Q2 比較的水害は少ないと思われてきた本村においても、線状降水帯による被害の恐れが出てきた。水害への対策は。

 河川・堤防の整備や水路改修などのハード対策は有効ですが、近年は線状降水帯等による降雨が施設能力を上回る事例が全国で相次いでおり、巨額の投資だけで被害をすべて防ぐことはできません。

 したがって、要配慮者の個別避難計画や災害時の確実な情報提供といったソフト対策を同時に強化し、地域の防災人材を計画的に育成していくことが不可欠です。

 本村の地形特性を踏まえると、天竜川流域や大清水川・大泉川の下流合流域では、短時間で水位が急上昇しやすく、ハザードマップの浸水想定区域が示すとおり危険度の高い区域です。

 ここでは、防災無線・メール・SNSによる多重の情報伝達体制を整え、平時からの避難行動の周知・訓練を徹底してまいります。

 気候変動の進行により、豪雨の激甚化・頻発化は今後も続くと見込まれ、次の質問でも頂戴しておりますが、これに適応した新たな水害対策の構築が急務です。

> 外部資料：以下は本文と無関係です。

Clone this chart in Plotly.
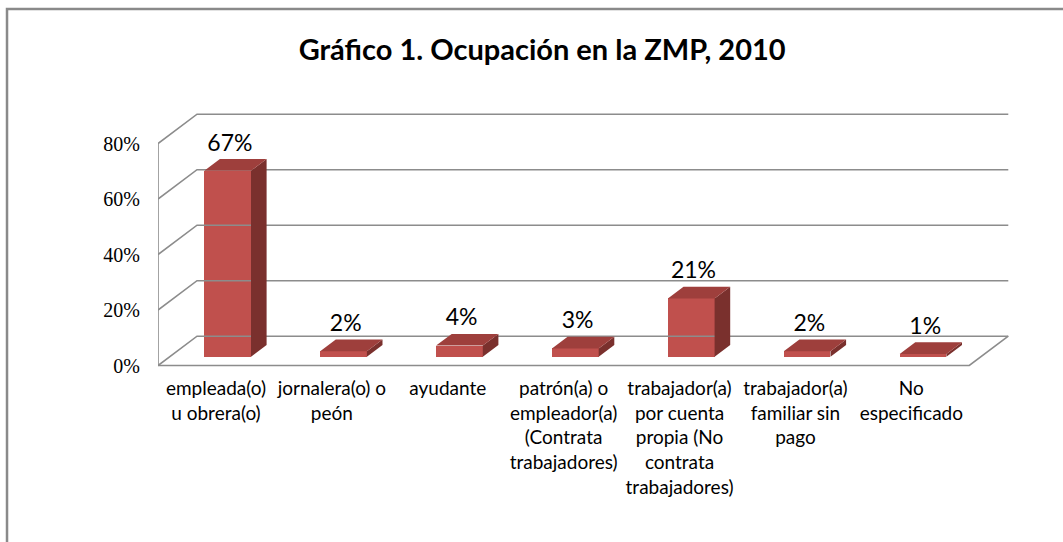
import plotly.graph_objects as go

# ---------------- data ----------------
categories = [
    "empleada(o)<br>u obrera(o)",
    "jornalera(o) o<br>peón",
    "ayudante",
    "patrón(a) o<br>empleador(a)<br>(Contrata<br>trabajadores)",
    "trabajador(a)<br>por cuenta<br>propia (No<br>contrata<br>trabajadores)",
    "trabajador(a)<br>familiar sin<br>pago",
    "No<br>especificado",
]
values = [67, 2, 4, 3, 21, 2, 1]
labels = ["67%", "2%", "4%", "3%", "21%", "2%", "1%"]
y_ticks = [0, 20, 40, 60, 80]
y_tick_text = ["0%", "20%", "40%", "60%", "80%"]
title = "Gráfico 1. Ocupación en la ZMP, 2010"

# ---------------- style / 3D geometry (axis units) ----------------
FRONT_COLOR = "#C0504D"
TOP_COLOR = "#9E3F3C"
SIDE_COLOR = "#7A302D"
GRID_COLOR = "#8C8C8C"
DEPTH_X, DEPTH_Y = 0.3365, 10.56      # full floor depth vector
FRONT_FRAC, BAR_FRAC = 0.3, 0.4       # bar front plane & bar depth as fraction of depth
BAR_W = 0.403
X0, X1 = -0.5, len(values) - 0.5
Y_MAX_WALL = y_ticks[-1]

fig = go.Figure()

# walls / gridlines
gx, gy = [], []
for t in y_ticks:
    gx += [X0, X0 + DEPTH_X, X1 + DEPTH_X, None]
    gy += [t, t + DEPTH_Y, t + DEPTH_Y, None]
# front left vertical edge
gx += [X0, X0, None]
gy += [0, Y_MAX_WALL, None]
# floor front edge and right diagonal
gx += [X0, X1, X1 + DEPTH_X, None]
gy += [0, 0, DEPTH_Y, None]
fig.add_trace(go.Scatter(x=gx, y=gy, mode="lines",
                         line=dict(color=GRID_COLOR, width=1.6),
                         hoverinfo="skip", showlegend=False))

fx = FRONT_FRAC * DEPTH_X
fy = FRONT_FRAC * DEPTH_Y
bx = BAR_FRAC * DEPTH_X
by = BAR_FRAC * DEPTH_Y

# front faces
fig.add_trace(go.Bar(x=list(range(len(values))), y=values, base=fy,
                     width=BAR_W, offset=fx - BAR_W / 2,
                     marker=dict(color=FRONT_COLOR, line=dict(width=0)),
                     hoverinfo="skip", showlegend=False))

# side and top faces
sx, sy, tx, ty = [], [], [], []
for i, v in enumerate(values):
    xl = i + fx - BAR_W / 2
    xr = i + fx + BAR_W / 2
    b = fy
    top = v + fy
    sx += [xr, xr + bx, xr + bx, xr, xr, None]
    sy += [b, b + by, top + by, top, b, None]
    tx += [xl, xr, xr + bx, xl + bx, xl, None]
    ty += [top, top, top + by, top + by, top, None]
fig.add_trace(go.Scatter(x=sx, y=sy, mode="lines", fill="toself",
                         fillcolor=SIDE_COLOR, line=dict(width=0, color=SIDE_COLOR),
                         hoverinfo="skip", showlegend=False))
fig.add_trace(go.Scatter(x=tx, y=ty, mode="lines", fill="toself",
                         fillcolor=TOP_COLOR, line=dict(width=0, color=TOP_COLOR),
                         hoverinfo="skip", showlegend=False))

# data labels
fig.add_trace(go.Scatter(x=[i + 0.12 for i in range(len(values))],
                         y=[v + 12.5 for v in values],
                         mode="text", text=labels, textposition="middle center",
                         textfont=dict(family="Lato", size=23, color="#000000"),
                         hoverinfo="skip", showlegend=False))

# outer frame
fig.add_shape(type="path", xref="paper", yref="paper",
              path="M -0.1706,-0.75 L -0.1706,1.291 L 1.05,1.291",
              line=dict(color="#8A8A8A", width=2.5))

fig.update_layout(
    width=1063, height=542,
    margin=dict(l=158, r=20, t=90, b=174),
    paper_bgcolor="white", plot_bgcolor="white",
    title=dict(text="<b>" + title + "</b>", x=0.51, xref="container",
               y=0.908, yref="container", xanchor="center", yanchor="middle",
               font=dict(family="Lato", size=29, color="#000000")),
    xaxis=dict(range=[-0.5, 7.136], tickmode="array",
               tickvals=list(range(len(categories))), ticktext=categories,
               showgrid=False, zeroline=False, showline=False, ticks="",
               tickfont=dict(family="Lato", size=19, color="#000000"),
               ticklabelstandoff=7, fixedrange=True),
    yaxis=dict(range=[-0.9, 99.28], tickmode="array", tickvals=y_ticks,
               ticktext=y_tick_text,
               showgrid=False, zeroline=False, showline=False, ticks="",
               tickfont=dict(family="Liberation Serif", size=20, color="#000000"),
               ticklabelstandoff=17, fixedrange=True),
    bargap=0,
)

fig.write_html("out.html", config={"displayModeBar": False},
               post_script="document.body.style.margin='0';document.body.style.overflow='hidden';")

 まずは、流域治水への全面転換です。国は河川だけでなく集水域から市街地まで一体で対策を進める方針です。

 村としては、住宅地内水路の断面確保や堆積土砂の計画的除去を着実に進めるとともに、将来的には営農との両立を図りつつ、農地・ため池の一時貯留を地権者合意のもとで位置づけてまいることも考えていかねばなりません。

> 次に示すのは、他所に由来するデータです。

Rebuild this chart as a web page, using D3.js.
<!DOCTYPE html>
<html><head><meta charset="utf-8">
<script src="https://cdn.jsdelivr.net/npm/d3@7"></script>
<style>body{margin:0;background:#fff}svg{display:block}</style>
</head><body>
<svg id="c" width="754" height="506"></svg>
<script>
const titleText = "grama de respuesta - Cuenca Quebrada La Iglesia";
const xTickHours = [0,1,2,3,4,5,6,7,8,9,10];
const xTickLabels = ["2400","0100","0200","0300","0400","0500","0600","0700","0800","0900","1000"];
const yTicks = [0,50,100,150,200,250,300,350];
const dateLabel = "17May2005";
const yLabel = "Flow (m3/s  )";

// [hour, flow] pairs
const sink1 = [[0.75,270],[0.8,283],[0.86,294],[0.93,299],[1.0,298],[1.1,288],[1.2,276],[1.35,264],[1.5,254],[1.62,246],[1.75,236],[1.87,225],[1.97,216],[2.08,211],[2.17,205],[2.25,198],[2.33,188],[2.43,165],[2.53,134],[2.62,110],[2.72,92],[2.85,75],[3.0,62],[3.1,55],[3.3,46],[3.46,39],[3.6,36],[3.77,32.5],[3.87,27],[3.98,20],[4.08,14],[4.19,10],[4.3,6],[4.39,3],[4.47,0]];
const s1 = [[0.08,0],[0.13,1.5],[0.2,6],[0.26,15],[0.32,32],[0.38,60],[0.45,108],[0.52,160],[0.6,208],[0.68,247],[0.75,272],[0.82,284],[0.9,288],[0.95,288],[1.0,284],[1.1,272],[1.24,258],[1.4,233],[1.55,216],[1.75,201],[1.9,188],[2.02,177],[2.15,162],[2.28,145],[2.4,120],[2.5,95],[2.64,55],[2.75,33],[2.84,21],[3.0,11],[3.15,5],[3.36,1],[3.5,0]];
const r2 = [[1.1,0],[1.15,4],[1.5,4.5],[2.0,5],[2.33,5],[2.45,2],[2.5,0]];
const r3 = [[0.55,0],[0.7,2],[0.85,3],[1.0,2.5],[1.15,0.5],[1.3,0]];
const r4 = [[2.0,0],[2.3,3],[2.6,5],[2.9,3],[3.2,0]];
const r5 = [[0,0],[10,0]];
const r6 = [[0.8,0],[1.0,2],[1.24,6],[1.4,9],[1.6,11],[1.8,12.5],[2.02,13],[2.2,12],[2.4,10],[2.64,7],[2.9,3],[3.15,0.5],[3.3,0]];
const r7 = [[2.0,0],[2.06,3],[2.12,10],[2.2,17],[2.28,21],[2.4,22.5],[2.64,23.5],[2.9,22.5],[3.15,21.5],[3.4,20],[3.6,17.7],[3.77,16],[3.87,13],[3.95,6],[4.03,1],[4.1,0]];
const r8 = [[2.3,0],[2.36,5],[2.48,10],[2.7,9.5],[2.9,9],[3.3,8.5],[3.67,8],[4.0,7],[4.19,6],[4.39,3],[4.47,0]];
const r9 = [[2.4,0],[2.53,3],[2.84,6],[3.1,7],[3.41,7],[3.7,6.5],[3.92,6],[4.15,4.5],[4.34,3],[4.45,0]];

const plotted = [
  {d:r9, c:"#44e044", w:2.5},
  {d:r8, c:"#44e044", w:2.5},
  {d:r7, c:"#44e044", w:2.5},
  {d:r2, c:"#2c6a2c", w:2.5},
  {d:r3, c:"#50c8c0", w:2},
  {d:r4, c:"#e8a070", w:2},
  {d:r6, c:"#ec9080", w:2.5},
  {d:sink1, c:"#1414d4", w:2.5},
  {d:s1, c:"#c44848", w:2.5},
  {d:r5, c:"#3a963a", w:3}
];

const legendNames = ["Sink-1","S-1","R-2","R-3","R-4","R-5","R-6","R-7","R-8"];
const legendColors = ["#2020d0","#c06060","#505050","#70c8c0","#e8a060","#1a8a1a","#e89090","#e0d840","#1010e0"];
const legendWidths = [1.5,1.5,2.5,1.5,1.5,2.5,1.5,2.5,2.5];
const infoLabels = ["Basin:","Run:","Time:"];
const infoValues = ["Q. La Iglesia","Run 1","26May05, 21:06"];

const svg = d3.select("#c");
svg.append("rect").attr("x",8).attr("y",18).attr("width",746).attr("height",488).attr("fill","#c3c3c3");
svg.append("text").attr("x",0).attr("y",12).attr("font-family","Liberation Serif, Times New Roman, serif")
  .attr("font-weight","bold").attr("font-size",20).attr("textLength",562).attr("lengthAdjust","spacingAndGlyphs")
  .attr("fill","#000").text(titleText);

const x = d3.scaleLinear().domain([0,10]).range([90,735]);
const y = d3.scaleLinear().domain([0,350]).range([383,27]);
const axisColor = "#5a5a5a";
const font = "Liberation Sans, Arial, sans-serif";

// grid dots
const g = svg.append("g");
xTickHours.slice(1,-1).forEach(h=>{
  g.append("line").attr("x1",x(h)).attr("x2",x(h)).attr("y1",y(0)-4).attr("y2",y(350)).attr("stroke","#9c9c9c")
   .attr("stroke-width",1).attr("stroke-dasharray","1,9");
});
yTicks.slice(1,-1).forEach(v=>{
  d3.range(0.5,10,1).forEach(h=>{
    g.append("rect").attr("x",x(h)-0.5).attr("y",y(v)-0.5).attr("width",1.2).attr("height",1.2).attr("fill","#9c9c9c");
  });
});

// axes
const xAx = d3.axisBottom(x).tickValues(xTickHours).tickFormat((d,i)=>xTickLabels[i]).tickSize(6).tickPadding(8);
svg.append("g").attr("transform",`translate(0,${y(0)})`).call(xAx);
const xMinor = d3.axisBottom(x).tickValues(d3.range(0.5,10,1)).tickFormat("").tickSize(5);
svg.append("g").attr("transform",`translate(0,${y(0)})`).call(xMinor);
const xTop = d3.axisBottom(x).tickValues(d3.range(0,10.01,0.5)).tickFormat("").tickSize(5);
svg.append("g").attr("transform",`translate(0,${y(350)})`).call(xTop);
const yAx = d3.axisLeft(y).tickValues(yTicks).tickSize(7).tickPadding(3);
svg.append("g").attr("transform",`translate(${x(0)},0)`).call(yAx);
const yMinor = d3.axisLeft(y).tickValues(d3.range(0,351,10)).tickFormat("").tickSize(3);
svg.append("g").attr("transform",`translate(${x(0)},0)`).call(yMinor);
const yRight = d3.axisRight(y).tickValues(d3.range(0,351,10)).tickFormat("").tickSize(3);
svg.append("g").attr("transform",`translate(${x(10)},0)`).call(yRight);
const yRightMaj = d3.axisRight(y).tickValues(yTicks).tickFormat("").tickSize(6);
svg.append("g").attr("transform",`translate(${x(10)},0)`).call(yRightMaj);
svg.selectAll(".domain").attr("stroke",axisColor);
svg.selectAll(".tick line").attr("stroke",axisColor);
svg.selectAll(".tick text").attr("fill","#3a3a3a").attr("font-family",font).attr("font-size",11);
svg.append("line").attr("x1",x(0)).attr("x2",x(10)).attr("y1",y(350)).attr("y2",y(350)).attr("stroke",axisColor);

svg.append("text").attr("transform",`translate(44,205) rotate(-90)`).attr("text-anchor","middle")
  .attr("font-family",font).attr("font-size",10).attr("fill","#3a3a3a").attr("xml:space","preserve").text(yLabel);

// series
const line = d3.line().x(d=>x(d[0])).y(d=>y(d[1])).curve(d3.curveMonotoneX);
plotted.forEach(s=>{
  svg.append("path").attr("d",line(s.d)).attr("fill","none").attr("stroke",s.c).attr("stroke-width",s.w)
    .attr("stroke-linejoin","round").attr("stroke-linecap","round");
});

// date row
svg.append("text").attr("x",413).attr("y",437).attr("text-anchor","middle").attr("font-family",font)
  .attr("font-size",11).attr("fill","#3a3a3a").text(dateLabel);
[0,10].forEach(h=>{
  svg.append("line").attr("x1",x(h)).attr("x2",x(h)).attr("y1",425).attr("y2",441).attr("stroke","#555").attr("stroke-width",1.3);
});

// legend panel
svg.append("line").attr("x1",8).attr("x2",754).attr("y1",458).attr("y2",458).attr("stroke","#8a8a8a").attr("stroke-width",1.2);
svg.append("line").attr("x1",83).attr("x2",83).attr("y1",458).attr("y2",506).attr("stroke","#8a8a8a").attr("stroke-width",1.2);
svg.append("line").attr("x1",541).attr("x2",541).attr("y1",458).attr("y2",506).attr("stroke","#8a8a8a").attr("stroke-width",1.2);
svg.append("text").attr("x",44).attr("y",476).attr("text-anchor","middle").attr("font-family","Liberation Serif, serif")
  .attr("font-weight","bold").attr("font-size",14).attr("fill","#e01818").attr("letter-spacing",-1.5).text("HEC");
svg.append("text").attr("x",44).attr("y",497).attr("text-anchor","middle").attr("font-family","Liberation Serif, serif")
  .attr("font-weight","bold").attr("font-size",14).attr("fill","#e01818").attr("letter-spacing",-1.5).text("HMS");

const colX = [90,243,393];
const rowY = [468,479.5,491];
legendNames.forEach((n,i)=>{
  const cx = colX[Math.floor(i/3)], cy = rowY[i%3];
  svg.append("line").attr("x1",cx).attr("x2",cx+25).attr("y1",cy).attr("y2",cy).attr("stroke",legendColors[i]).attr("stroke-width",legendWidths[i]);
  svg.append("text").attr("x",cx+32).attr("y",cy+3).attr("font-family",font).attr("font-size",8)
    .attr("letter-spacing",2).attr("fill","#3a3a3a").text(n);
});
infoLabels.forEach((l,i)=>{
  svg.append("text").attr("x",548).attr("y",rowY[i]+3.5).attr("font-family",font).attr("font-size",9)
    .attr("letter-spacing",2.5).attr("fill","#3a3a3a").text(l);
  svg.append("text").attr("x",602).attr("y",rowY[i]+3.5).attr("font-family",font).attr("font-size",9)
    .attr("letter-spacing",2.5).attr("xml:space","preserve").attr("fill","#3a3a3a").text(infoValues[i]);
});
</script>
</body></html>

 次に、「気温+2℃」を前提にした治水計画の見直しです。一般に、気温上昇に伴い短時間強雨の発生頻度・強度が増し、降雨はおおむね1.1倍、洪水量は1.2倍程度となるとの試算があります。

 国においても、天竜川水系では将来降雨を織り込んだ整備計画が進められています。村としても、今後、開発・建築許可時の排水計画や公共施設更新の設計条件に、最新の指針を反映してまいる必要がございます。

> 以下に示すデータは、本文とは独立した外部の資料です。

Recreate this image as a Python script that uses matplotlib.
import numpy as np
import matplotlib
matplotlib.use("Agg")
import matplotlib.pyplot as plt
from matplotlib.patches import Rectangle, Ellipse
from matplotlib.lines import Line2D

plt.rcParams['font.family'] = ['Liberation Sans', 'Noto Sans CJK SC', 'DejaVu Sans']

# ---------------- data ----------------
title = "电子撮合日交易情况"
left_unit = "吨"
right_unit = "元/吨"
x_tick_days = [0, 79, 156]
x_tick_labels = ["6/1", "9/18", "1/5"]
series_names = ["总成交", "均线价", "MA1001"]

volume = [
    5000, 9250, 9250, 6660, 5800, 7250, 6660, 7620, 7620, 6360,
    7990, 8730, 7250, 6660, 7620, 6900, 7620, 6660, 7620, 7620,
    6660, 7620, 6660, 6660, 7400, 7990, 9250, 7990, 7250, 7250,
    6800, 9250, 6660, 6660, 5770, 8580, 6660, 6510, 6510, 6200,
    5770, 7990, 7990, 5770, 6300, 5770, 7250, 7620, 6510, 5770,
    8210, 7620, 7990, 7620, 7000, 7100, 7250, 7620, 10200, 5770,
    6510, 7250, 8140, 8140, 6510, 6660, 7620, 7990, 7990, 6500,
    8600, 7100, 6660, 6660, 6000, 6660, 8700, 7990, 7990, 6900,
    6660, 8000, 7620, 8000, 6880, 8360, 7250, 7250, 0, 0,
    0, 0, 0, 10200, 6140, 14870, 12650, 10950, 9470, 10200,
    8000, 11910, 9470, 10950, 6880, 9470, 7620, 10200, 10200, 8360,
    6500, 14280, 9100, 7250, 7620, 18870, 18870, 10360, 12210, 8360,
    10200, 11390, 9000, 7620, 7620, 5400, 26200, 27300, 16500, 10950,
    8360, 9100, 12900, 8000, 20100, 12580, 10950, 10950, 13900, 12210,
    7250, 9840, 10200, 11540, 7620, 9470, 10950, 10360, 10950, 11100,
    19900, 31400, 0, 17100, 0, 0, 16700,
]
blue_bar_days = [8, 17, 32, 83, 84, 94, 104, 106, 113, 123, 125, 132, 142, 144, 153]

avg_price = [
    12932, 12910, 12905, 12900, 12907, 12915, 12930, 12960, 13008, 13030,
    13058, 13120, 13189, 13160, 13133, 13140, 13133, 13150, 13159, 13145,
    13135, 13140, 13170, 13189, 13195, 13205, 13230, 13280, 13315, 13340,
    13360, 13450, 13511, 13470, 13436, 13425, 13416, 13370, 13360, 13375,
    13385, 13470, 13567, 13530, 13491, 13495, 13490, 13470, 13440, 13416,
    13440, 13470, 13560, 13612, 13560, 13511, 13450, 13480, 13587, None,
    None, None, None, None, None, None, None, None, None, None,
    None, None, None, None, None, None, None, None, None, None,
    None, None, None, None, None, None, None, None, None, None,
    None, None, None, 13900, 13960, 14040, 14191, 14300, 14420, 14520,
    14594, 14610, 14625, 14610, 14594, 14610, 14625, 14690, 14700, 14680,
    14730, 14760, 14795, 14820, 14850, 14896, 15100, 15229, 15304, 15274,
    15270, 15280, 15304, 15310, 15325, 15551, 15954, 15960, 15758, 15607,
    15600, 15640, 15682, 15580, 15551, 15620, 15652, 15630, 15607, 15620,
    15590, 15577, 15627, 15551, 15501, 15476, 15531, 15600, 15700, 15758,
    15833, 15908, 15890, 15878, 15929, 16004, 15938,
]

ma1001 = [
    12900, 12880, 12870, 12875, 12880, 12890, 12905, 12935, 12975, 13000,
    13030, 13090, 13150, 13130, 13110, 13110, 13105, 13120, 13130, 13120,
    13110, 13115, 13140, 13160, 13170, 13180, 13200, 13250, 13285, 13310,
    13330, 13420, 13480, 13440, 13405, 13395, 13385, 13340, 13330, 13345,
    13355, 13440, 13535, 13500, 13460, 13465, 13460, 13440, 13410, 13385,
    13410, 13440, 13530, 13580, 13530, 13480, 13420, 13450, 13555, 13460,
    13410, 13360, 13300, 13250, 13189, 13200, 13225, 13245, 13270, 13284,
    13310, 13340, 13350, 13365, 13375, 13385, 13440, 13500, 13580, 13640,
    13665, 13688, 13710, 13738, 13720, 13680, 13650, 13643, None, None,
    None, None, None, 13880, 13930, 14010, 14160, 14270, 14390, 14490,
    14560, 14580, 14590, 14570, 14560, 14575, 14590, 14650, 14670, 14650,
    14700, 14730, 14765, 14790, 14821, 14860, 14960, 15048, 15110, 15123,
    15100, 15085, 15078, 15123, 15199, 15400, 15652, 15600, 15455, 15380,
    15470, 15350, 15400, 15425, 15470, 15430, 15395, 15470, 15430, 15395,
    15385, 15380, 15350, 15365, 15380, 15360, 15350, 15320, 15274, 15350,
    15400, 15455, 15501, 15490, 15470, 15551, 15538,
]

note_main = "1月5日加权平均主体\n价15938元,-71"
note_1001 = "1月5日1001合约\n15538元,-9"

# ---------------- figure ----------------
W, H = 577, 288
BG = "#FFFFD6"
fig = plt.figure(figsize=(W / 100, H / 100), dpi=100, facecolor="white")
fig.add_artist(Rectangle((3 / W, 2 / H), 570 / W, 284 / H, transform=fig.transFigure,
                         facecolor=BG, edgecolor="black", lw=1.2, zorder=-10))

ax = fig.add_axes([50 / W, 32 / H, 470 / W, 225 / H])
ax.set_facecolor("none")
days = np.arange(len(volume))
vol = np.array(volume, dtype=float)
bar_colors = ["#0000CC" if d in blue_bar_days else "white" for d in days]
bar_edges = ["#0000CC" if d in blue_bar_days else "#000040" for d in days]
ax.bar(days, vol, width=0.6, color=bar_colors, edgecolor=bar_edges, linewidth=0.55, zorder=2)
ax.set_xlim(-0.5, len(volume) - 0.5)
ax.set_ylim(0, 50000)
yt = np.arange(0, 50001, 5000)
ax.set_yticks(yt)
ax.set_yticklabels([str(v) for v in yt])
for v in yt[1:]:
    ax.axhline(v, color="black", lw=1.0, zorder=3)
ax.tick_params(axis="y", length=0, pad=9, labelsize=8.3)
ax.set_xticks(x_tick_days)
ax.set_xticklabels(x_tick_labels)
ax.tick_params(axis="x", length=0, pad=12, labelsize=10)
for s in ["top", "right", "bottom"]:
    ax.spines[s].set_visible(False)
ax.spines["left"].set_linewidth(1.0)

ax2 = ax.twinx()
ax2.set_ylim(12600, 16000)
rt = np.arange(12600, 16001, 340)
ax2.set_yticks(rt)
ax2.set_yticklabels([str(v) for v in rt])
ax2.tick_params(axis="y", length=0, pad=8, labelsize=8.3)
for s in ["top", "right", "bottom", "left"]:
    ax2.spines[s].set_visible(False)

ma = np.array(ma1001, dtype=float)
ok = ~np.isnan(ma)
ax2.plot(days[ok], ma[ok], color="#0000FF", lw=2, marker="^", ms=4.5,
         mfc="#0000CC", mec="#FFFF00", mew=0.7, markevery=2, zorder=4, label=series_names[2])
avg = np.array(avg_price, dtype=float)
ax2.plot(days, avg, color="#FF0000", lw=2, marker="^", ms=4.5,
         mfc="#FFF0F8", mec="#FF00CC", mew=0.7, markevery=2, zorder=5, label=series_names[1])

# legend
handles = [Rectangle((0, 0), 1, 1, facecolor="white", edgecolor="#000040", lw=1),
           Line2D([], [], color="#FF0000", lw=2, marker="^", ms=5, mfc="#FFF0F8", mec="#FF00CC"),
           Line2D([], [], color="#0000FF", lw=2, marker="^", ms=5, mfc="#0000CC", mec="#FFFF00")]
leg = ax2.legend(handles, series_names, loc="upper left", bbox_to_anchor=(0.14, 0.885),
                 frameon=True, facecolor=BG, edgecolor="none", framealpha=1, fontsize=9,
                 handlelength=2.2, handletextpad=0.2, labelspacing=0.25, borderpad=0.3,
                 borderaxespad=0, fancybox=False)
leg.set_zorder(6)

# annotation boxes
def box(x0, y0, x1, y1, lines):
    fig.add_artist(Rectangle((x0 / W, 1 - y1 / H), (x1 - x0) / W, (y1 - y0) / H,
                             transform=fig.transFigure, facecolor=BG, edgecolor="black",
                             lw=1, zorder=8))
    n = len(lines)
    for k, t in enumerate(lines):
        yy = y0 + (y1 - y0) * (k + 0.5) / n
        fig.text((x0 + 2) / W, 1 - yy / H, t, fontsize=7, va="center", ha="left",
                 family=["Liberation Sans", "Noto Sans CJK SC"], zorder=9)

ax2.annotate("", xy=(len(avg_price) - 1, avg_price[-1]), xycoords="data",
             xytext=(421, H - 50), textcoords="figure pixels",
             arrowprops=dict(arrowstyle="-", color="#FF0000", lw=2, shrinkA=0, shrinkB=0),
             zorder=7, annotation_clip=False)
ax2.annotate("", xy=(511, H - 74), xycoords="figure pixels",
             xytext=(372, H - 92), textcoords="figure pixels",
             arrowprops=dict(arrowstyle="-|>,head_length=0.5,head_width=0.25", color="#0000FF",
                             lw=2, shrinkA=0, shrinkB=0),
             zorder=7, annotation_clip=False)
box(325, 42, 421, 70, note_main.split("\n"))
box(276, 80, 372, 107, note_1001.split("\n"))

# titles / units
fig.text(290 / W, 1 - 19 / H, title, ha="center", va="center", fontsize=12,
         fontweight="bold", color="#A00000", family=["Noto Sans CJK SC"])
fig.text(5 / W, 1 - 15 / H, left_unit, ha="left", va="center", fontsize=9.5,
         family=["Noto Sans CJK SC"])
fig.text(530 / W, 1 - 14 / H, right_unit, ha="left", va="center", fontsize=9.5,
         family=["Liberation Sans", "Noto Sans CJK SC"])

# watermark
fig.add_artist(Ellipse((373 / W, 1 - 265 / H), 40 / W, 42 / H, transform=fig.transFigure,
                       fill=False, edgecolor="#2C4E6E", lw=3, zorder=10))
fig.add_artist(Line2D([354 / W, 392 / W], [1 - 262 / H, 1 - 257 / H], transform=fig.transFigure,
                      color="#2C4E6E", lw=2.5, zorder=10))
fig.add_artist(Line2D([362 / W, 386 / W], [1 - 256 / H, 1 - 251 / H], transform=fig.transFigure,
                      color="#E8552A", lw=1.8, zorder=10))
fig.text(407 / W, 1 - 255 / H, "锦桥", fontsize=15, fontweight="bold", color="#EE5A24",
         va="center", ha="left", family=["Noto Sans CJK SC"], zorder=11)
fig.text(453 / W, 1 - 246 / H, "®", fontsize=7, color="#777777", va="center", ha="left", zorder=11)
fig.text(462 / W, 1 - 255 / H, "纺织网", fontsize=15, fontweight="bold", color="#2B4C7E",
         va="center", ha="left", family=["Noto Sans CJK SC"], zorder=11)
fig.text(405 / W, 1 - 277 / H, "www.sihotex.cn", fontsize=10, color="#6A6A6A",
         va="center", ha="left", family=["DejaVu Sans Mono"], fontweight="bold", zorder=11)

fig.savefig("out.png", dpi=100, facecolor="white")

 また、国土強靱化基本計画が本年6月に閣議決定され、今後5年間で20兆円超の事業が推進されます。

 地元自治体として、優先度の高い事業に予算が適切に配分されるよう、関係機関への要望活動を継続してまいります。

 次に、デジタル技術を活用した観測・警戒体制の強化も進めます。国は危機管理型水位計や「川の防災情報」を拡充していますが、村としても主要箇所に加え、小河川や要所へ簡易水位センサーを追加配置し、可能な範囲で一元監視できる環境を整備します。

 あわせて、先ほども申し上げましたが、防災無線・メール・SNSの多重配信、区長・民生委員・防災士への一斉通知など、発信から住民行動につながる体制を確立します。

 これらの公助による対策に加え、共助・自助の取り組みは不可欠です。

 村では、消防団が水防団を兼ね、北部消防等と連携した水防訓練、水難救助、河川巡視を重ねていますが、団員の減少など地域コミュニティの弱体化は課題です。

 区・自主防災会・消防団・奉仕団・防災士が連携を進めるとともに、住民一人ひとりが自らの避難先・経路・連絡手段を平時から確認し、雨量・水位情報の確認を習慣化できるよう、継続して啓発してまいります。

Q3 村の地域防災計画(風水害等対策編)に、住宅地域内の水路改修など、水害対策の新しい考え方を取り入れることを検討する必要はないか。

 本村は今年度、村地域防災計画(第1編 風水害等対策編)に水防法に基づく水防計画を新たに位置付け、村内河川の洪水等に対する警戒・防御と被害軽減を図る包括的改正を行いました。

 内容は長野県地域防災計画および長野県水防計画に準拠しています。

 水害対策の新しい考え方について、取り入れ、そして検討することは大切な取り組みであると理解しております。

 一方、村が単独で合理的な新しい水害対策を検討することは難しい面がありますので、引き続き、長野県地域防災計画や水防計画に沿った形で進めてまいりたいと考えております。